IFS, or Internal Family Systems Therapy (developed by Dr. Richard Schwartz,) believes that we each have multiple personalities or “parts” of ourselves. These parts interact with each other in patterns that are similar to how people interact, just internally instead of externally. Problems arise when some of these parts become louder or more pronounced and create trouble.
Wait a minute, are you saying that I have multiple personalities?
In a certain way, yes! Have you ever found yourself saying, “Well a part of me is scared to go to therapy and talk about my feelings, but another part of me knows that I will feel better if I talk to someone”? There you go! In that example we have a logical part that wants to advocate for our well-being, and a part that is more emotional and is trying to protect us from the possibility being hurt or feeling vulnerable.
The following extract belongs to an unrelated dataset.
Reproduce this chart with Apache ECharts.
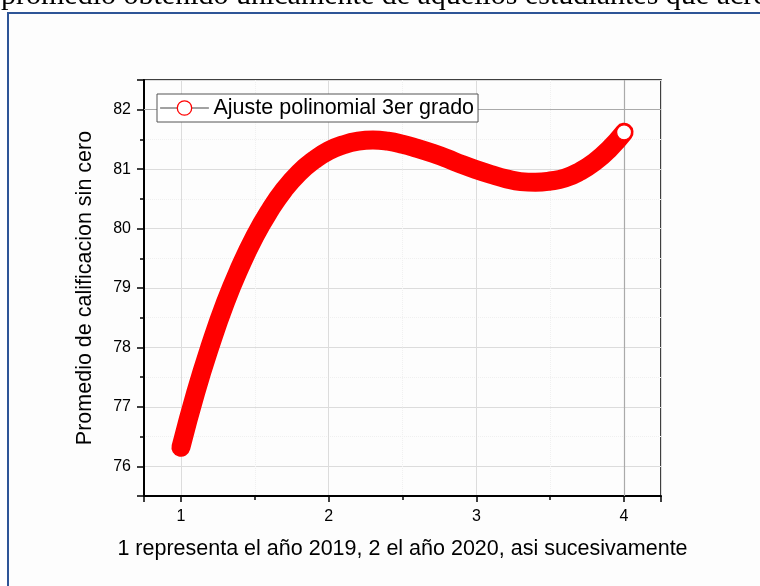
<!DOCTYPE html>
<html>
<head>
<meta charset="utf-8">
<script src="https://cdn.jsdelivr.net/npm/echarts@6/dist/echarts.min.js"></script>
<style>
  html, body { margin: 0; padding: 0; background: #fff; }
  #chart { width: 760px; height: 586px; }
</style>
</head>
<body>
<div id="chart"></div>
<script>
  // curva del ajuste polinomial
  const fitX = [1.0, 1.1, 1.2, 1.3, 1.4, 1.5, 1.6, 1.7, 1.8, 1.9, 2.0, 2.1, 2.2, 2.3, 2.4, 2.5,
    2.6, 2.7, 2.8, 2.9, 3.0, 3.1, 3.2, 3.3, 3.4, 3.5, 3.6, 3.7, 3.8, 3.9, 4.0]
  const fitY = [76.32, 77.24, 78.04, 78.75, 79.35, 79.87, 80.30, 80.66, 80.94, 81.15, 81.31,
    81.41, 81.47, 81.49, 81.47, 81.42, 81.35, 81.27, 81.18, 81.08, 80.99, 80.91, 80.84,
    80.79, 80.78, 80.80, 80.85, 80.96, 81.12, 81.34, 81.62]
  // ultimo punto, visible como circulo hueco
  const lastPoint = [4, 81.62]
  const seriesName = 'Ajuste polinomial 3er grado'
  const xTitle = '1 representa el año 2019, 2 el año 2020, asi sucesivamente'
  const yTitle = 'Promedio de calificacion sin cero'
  const headText = 'promedio obtenido únicamente de aquellos estudiantes que acreditaron'

  const font = 'Liberation Sans, Arial, sans-serif'
  const chart = echarts.init(document.getElementById('chart'))

  chart.setOption({
    animation: false,
    backgroundColor: '#ffffff',
    graphic: [
      {
        type: 'rect',
        z: -10,
        shape: { x: 8, y: 13, width: 800, height: 620 },
        style: { fill: '#fdfdfd', stroke: '#2e5597', lineWidth: 2 }
      },
      {
        type: 'text',
        left: 1,
        top: -19,
        style: { text: headText, fontFamily: 'Liberation Serif, serif', fontSize: 30, fill: '#000' }
      }
    ],
    grid: {
      left: 144,
      right: 99,
      top: 80,
      bottom: 90,
      show: true,
      borderColor: '#000',
      borderWidth: 1.5,
      backgroundColor: 'transparent'
    },
    legend: {
      data: [seriesName],
      left: 157,
      top: 94,
      z: 10,
      orient: 'vertical',
      padding: [3, 4, 3, 3],
      backgroundColor: '#fff',
      borderColor: '#555',
      borderWidth: 1,
      itemWidth: 48,
      itemHeight: 18,
      lineStyle: { color: '#444', width: 1 },
      itemStyle: { color: '#fff', borderColor: '#ff0000', borderWidth: 1.3 },
      textStyle: { fontFamily: font, fontSize: 21.5, color: '#000' }
    },
    xAxis: {
      type: 'value',
      min: 0.75,
      max: 4.25,
      splitNumber: 4,
      name: xTitle,
      nameLocation: 'middle',
      nameGap: 42,
      nameTextStyle: { fontFamily: font, fontSize: 21.5, color: '#000' },
      axisLine: { onZero: false, lineStyle: { color: '#000', width: 2 } },
      axisTick: { length: 6, lineStyle: { color: '#000', width: 1.5 } },
      minorTick: { show: true, splitNumber: 2, length: 4, lineStyle: { color: '#000', width: 1.5 } },
      axisLabel: {
        margin: 13,
        fontFamily: font,
        fontSize: 16,
        color: '#000',
        formatter: (v) => (v % 1 === 0 ? String(v) : '')
      },
      splitLine: { show: true, lineStyle: { color: '#dcdcdc', width: 1 } },
      minorSplitLine: { show: true, lineStyle: { color: '#f0f0f0', type: 'dotted' } }
    },
    yAxis: {
      type: 'value',
      min: 75.5,
      max: 82.5,
      splitNumber: 7,
      name: yTitle,
      nameLocation: 'middle',
      nameGap: 48,
      nameTextStyle: { fontFamily: font, fontSize: 21.5, color: '#000' },
      axisLine: { onZero: false, lineStyle: { color: '#000', width: 2 } },
      axisTick: { length: 7, lineStyle: { color: '#000', width: 1.5 } },
      minorTick: { show: true, splitNumber: 2, length: 4, lineStyle: { color: '#000', width: 1.5 } },
      axisLabel: {
        margin: 13,
        fontFamily: font,
        fontSize: 16,
        color: '#000',
        formatter: (v) => (v % 1 === 0 ? String(v) : '')
      },
      splitLine: { show: true, lineStyle: { color: '#dcdcdc', width: 1 } },
      minorSplitLine: { show: true, lineStyle: { color: '#f0f0f0', type: 'dotted' } }
    },
    series: [
      {
        // lineas de referencia mas oscuras en x=4 y y=82
        type: 'line',
        name: 'ref',
        z: 1,
        data: [],
        silent: true,
        markLine: {
          z: 1,
          silent: true,
          symbol: 'none',
          label: { show: false },
          lineStyle: { color: '#aaaaaa', width: 1.2, type: 'solid' },
          data: [{ xAxis: 4 }, { yAxis: 82 }]
        }
      },
      {
        type: 'line',
        name: seriesName,
        z: 3,
        smooth: true,
        symbol: 'circle',
        showSymbol: false,
        color: '#ff0000',
        lineStyle: { color: '#ff0000', width: 19, cap: 'round', join: 'round' },
        data: fitX.map((x, i) => [x, fitY[i]])
      },
      {
        type: 'scatter',
        name: 'fin',
        z: 4,
        symbol: 'circle',
        symbolSize: 15,
        itemStyle: { color: '#fff', borderColor: '#ff0000', borderWidth: 1.3, opacity: 1 },
        data: [lastPoint]
      }
    ]
  })
</script>
</body>
</html>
We have many different parts within each of us.
Ok, I guess I can see that I have “parts” but where does the family piece come in?
Think for a minute about your family of origin. What labels were created for each person? For example, maybe you have the golden child, the scapegoat, the trouble-maker, the artist, the story-teller, etc. These labels describe the essence of the person and how they might relate to or interact with other family members, but it doesn’t portray who they are in their entirety. IFS believes that in a way, we have all of these family roles or “parts” within each of us, a whole family that is internal, and collectively makes up what is referred to as the Self.
So I have all of these “parts” that make up the Self…now what?
IFS therapy asks the client to work on identifying all of the parts and inviting each of them to be present and acknowledged within a session. Each part contains talents and resources that can be activated at different times depending on the client’s history and current environment. The challenge is that each part can become frozen or dysfunctional at various points, often as a result of experiencing trauma, external criticism or any disruption in their attachment to primary caregivers.
IFS divides the idea “parts” into three general categories, Exiles, Managers and Firefighters.
Exiles carry emotional memories and often hold feelings like shame, vulnerability or fear. These parts are often isolated from the rest of the system and kept deeply hidden or protected by the Managers and Firefighters.
Managers work hard to keep the system running on a day-to-day level, scanning for danger, controlling relationships and preventing against things hurt, abandonment or rejection.
Firefighters are re-active, especially when an exile is at risk of being exposed. Firefighters may manifest in the form of drug or alcohol abuse, sexual risk-taking behaviors, suicidal thoughts or other self-harming activities.
It sounds like the managers and firefighters mostly do a good job protecting the exiles. What’s the problem?
The problem is that these are extreme roles, pushed to exaggeration, that contribute to a system that is actually dysfunctional. IFS believes that we each have parts that can help run the entire Self in a healthy way, but that this ideal Self can be obscured by the extremities of these parts.
What does it look like when the Self operates in a healthy way?
A healthy Self arises from being in a mindful state and embodies some or all of the following 8 traits: clarity, compassion, courage, confidence, curiosity, creativity, calmness and connectedness.
Having read those 8 traits, take a moment and see which ones you feel connected to right now. How many have you felt connected to in the past week? Month? Year? Which ones would you like to feel more connected to and what parts of yourself might need to change to help with that process?
Can anyone do IFS?
IFS can work well for individuals and also for couples. Often couples are initially drawn to each other either because they protect each other’s exiles or allow them a safe space to immerge. The problem arises when the partner inevitably re-enacts the initial problematic experience that first sent the exile away. Using IFS techniques, a trained therapist can help work through these roadblocks.
*Note: As with all therapy, it is ideal if the client is currently in a place in their life where the environment is safe enough to embark on doing this work.
Does everyone at BETA do IFS?
Traditionally, therapists will go through an intensive IFS training through Dr. Schawrtz and his colleagues and will focus mainly on this modality of treatment. Many of those trained therapists can be found at the Center for Self Leadership (see link below). The therapists at BETA incorporate elements of the IFS model into the work that we do and find that it has been a useful therapeutic element.
Where can I learn more about IFS?
Check out the Center for Self Leadership
Any final thoughts I should know about IFS?
As a therapist, there are several elements of the IFS approach that I am particularly drawn to. The first is that this model presents a trajectory towards health. Often, clients report that they feel a real difference after only a few sessions. The work can be deep and intense but change may come about rather quickly compared to other modalities of therapy. Second, this approach really supports and encourages agency within the individual. At times, clients may feel that they are reliant on their therapist for ongoing support. With IFS, the support comes from within as the individual learns to love, respect and integrate all of their parts. Finally, this is a permission based and client-led treatment. The client indicates where the session goes from week to week, how fast or slow they move and what they are ready for. This creates a sense of agency, control and safety, factors that are inherently important elements to productive therapy and lasting change.